-- BEGIN Information given --

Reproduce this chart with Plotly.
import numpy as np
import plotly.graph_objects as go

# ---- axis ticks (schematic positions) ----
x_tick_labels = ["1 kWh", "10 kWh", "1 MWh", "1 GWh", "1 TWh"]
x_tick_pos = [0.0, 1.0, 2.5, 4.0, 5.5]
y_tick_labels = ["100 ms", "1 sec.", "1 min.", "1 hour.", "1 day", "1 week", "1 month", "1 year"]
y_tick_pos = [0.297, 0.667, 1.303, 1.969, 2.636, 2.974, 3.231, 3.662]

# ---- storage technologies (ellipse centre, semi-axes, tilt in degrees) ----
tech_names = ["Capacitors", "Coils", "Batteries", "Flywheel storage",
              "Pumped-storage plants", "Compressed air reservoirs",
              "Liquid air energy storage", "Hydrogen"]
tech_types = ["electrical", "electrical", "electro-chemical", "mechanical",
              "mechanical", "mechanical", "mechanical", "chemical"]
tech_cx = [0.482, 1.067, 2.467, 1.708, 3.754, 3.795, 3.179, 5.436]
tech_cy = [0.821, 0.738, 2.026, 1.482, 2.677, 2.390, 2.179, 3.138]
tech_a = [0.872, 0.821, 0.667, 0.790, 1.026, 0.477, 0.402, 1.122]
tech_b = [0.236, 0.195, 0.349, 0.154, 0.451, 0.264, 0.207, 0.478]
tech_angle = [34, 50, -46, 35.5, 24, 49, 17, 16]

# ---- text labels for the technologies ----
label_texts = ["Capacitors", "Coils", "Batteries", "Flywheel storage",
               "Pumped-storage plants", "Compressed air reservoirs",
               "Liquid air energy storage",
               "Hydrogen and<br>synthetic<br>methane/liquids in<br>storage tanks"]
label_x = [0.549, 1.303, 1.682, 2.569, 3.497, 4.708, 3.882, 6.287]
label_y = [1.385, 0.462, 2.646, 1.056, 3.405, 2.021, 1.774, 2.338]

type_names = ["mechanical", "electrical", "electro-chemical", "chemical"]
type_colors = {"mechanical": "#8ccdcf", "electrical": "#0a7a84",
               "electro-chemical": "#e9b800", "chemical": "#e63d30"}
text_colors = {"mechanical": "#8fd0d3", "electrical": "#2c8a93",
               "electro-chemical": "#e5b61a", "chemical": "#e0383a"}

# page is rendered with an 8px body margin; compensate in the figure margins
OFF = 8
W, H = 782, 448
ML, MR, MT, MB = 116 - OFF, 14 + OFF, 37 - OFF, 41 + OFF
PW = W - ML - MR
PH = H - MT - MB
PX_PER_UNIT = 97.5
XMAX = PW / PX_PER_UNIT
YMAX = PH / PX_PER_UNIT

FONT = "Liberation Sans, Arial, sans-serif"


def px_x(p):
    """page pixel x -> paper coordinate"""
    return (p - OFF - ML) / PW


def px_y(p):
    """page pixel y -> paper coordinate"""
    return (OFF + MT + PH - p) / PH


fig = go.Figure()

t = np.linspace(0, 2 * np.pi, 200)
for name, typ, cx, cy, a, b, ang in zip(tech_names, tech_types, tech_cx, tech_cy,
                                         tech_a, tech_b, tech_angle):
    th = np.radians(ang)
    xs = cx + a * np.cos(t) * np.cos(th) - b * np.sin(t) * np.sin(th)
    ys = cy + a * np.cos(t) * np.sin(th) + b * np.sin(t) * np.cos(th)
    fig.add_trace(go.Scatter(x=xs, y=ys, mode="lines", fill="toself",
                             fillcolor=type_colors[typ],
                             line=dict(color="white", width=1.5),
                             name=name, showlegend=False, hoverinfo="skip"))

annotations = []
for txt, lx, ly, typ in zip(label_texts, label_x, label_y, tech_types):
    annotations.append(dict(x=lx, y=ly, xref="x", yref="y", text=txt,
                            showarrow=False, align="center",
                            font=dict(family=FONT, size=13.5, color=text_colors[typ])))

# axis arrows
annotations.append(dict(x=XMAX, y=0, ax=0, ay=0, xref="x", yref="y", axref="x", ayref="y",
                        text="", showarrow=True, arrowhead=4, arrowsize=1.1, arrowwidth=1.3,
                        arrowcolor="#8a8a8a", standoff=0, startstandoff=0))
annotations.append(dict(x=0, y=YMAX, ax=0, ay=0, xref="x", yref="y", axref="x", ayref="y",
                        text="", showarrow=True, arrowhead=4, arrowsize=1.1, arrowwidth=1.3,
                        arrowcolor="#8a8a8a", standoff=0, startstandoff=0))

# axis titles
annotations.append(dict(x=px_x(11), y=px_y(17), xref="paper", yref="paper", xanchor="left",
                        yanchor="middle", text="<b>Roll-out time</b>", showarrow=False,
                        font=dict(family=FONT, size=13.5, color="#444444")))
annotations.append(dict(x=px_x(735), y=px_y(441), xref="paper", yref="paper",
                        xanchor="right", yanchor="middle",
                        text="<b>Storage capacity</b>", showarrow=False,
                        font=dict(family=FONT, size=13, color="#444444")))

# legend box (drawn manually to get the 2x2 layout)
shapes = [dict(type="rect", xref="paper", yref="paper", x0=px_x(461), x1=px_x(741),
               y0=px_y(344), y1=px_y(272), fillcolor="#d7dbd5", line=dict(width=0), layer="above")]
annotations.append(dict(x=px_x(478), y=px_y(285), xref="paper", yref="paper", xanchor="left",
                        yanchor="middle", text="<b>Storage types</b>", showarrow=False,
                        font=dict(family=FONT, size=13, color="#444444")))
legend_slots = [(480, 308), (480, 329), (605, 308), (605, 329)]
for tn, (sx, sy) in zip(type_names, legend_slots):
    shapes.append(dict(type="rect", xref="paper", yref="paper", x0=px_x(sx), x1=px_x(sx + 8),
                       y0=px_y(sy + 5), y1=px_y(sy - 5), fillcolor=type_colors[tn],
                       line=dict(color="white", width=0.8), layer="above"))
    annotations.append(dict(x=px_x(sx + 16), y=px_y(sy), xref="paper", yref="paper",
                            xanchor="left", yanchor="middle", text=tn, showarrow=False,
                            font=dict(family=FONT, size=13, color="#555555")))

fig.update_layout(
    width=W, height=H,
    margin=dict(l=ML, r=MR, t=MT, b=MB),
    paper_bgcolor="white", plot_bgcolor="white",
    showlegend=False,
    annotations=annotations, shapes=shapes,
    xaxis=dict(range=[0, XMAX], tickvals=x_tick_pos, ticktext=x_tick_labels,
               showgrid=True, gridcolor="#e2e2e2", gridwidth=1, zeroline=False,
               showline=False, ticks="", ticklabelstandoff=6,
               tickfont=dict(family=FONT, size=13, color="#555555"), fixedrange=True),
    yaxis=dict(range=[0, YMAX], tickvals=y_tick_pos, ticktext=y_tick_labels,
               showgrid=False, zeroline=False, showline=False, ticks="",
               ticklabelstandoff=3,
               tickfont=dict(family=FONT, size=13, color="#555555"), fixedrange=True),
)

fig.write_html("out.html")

-- END Information given --
-- BEGIN Information given --

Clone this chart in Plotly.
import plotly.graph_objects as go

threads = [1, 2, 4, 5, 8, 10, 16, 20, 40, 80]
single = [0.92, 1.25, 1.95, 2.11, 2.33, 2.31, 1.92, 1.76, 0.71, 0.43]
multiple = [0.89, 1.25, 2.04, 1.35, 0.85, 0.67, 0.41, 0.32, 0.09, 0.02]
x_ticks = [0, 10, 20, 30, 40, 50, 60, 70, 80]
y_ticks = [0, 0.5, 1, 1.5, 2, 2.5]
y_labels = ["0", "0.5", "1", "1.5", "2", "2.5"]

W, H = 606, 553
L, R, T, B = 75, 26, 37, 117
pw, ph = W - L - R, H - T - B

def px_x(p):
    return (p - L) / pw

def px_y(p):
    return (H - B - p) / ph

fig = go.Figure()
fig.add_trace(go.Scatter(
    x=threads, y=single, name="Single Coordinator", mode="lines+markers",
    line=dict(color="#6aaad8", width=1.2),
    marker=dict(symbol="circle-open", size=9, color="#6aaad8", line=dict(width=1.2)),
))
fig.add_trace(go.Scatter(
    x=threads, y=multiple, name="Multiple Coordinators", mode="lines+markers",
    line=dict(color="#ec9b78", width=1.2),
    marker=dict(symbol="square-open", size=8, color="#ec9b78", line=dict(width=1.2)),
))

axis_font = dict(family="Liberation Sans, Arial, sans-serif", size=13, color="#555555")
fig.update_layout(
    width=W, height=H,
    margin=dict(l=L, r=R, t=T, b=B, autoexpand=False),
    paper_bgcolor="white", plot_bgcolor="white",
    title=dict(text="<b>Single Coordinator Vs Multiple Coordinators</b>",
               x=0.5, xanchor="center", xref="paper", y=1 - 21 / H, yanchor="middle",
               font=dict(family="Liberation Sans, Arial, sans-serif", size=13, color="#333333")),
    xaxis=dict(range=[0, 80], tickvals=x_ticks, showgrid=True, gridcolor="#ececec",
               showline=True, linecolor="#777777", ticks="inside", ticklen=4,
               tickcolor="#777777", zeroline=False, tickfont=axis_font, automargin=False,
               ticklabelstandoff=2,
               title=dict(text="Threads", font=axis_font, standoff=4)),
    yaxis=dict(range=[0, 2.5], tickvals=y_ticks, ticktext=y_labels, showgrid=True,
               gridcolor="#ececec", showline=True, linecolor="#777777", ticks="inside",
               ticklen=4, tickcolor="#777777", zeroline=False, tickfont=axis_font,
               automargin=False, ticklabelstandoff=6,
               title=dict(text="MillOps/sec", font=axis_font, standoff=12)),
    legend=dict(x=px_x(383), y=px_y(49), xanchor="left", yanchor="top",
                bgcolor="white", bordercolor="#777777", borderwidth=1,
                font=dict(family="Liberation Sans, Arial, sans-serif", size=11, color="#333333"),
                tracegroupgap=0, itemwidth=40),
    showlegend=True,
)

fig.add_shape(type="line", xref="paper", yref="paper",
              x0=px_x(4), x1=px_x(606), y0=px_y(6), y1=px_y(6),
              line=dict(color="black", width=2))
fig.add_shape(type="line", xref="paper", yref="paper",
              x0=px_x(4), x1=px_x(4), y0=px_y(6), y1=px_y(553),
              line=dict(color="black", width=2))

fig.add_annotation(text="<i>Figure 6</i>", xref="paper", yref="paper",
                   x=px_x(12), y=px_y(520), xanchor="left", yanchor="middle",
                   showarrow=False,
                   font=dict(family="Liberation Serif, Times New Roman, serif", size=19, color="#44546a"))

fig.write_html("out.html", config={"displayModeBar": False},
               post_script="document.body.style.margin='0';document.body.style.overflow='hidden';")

-- END Information given --
-- BEGIN Information given --

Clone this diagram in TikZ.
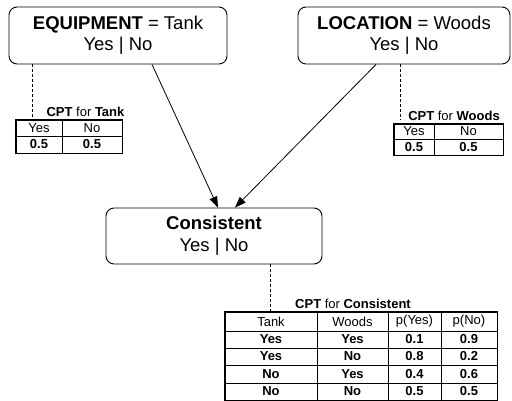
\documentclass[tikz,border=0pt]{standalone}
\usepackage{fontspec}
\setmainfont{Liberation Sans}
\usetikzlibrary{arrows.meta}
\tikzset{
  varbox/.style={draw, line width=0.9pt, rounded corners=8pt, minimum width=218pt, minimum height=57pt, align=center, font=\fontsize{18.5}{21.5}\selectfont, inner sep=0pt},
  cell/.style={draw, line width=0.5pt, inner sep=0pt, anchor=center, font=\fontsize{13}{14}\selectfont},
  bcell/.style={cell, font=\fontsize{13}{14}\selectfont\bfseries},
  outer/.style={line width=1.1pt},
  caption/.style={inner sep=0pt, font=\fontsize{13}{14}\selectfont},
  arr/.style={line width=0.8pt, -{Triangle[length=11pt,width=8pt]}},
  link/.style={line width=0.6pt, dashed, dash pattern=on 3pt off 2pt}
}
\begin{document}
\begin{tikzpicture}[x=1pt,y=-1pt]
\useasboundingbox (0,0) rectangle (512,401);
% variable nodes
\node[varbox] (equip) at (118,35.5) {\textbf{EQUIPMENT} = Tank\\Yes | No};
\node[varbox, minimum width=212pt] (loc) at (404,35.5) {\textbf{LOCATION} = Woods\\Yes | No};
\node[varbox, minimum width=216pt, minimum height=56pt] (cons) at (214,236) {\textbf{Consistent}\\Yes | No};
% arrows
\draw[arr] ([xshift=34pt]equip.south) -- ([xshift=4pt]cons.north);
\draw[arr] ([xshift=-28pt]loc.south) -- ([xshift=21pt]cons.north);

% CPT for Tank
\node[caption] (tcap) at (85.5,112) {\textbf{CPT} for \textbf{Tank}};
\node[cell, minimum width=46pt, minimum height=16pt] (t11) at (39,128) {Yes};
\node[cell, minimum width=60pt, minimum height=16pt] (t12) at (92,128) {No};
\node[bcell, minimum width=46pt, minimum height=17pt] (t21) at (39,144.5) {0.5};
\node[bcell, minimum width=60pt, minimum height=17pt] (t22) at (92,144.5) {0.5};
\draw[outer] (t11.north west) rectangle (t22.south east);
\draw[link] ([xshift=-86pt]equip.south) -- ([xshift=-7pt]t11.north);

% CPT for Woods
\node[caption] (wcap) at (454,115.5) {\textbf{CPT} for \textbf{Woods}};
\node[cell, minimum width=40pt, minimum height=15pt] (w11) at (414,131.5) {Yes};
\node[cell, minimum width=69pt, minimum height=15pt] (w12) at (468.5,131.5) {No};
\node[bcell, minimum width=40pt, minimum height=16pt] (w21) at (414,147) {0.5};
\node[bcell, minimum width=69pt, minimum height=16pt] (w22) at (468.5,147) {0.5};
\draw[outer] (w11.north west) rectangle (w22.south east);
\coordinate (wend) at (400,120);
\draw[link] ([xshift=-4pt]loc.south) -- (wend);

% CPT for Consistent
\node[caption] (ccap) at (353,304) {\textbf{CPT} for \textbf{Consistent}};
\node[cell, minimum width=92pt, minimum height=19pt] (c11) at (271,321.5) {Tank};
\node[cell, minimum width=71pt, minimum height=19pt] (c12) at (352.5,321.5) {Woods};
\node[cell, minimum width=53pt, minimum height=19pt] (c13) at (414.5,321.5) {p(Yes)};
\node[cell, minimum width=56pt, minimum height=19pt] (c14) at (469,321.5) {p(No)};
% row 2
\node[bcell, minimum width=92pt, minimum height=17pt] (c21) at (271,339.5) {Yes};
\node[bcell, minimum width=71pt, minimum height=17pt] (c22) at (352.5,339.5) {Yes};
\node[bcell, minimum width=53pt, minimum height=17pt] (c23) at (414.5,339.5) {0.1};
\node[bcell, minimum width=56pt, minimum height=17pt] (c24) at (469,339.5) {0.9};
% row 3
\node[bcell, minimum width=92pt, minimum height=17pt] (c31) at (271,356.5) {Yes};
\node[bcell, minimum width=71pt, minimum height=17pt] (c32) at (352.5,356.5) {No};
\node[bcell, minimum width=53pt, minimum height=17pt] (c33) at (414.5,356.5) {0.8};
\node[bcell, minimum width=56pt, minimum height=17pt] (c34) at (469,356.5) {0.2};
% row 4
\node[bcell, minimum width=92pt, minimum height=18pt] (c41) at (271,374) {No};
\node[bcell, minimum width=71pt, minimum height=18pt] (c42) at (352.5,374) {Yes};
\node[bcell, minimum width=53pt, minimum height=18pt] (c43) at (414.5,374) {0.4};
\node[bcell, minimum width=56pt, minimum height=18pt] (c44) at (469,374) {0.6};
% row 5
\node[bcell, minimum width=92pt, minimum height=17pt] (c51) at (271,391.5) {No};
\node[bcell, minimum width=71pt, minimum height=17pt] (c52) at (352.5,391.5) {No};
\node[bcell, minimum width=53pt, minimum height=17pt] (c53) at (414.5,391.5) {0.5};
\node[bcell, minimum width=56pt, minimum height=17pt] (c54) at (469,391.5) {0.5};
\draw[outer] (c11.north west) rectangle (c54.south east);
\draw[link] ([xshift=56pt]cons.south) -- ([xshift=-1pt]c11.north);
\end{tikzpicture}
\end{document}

-- END Information given --

- **Description of the task**
Extract exactly, and only, the lines from the one with "Clone this diagram in TikZ." to the one with "([xshift=-28pt]loc.south) -- ([xshift=21pt]cons.north);", both ends counted. Leave the images behind.

- **In response**
Clone this diagram in TikZ.
\documentclass[tikz,border=0pt]{standalone}
\usepackage{fontspec}
\setmainfont{Liberation Sans}
\usetikzlibrary{arrows.meta}
\tikzset{
  varbox/.style={draw, line width=0.9pt, rounded corners=8pt, minimum width=218pt, minimum height=57pt, align=center, font=\fontsize{18.5}{21.5}\selectfont, inner sep=0pt},
  cell/.style={draw, line width=0.5pt, inner sep=0pt, anchor=center, font=\fontsize{13}{14}\selectfont},
  bcell/.style={cell, font=\fontsize{13}{14}\selectfont\bfseries},
  outer/.style={line width=1.1pt},
  caption/.style={inner sep=0pt, font=\fontsize{13}{14}\selectfont},
  arr/.style={line width=0.8pt, -{Triangle[length=11pt,width=8pt]}},
  link/.style={line width=0.6pt, dashed, dash pattern=on 3pt off 2pt}
}
\begin{document}
\begin{tikzpicture}[x=1pt,y=-1pt]
\useasboundingbox (0,0) rectangle (512,401);
% variable nodes
\node[varbox] (equip) at (118,35.5) {\textbf{EQUIPMENT} = Tank\\Yes | No};
\node[varbox, minimum width=212pt] (loc) at (404,35.5) {\textbf{LOCATION} = Woods\\Yes | No};
\node[varbox, minimum width=216pt, minimum height=56pt] (cons) at (214,236) {\textbf{Consistent}\\Yes | No};
% arrows
\draw[arr] ([xshift=34pt]equip.south) -- ([xshift=4pt]cons.north);
\draw[arr] ([xshift=-28pt]loc.south) -- ([xshift=21pt]cons.north);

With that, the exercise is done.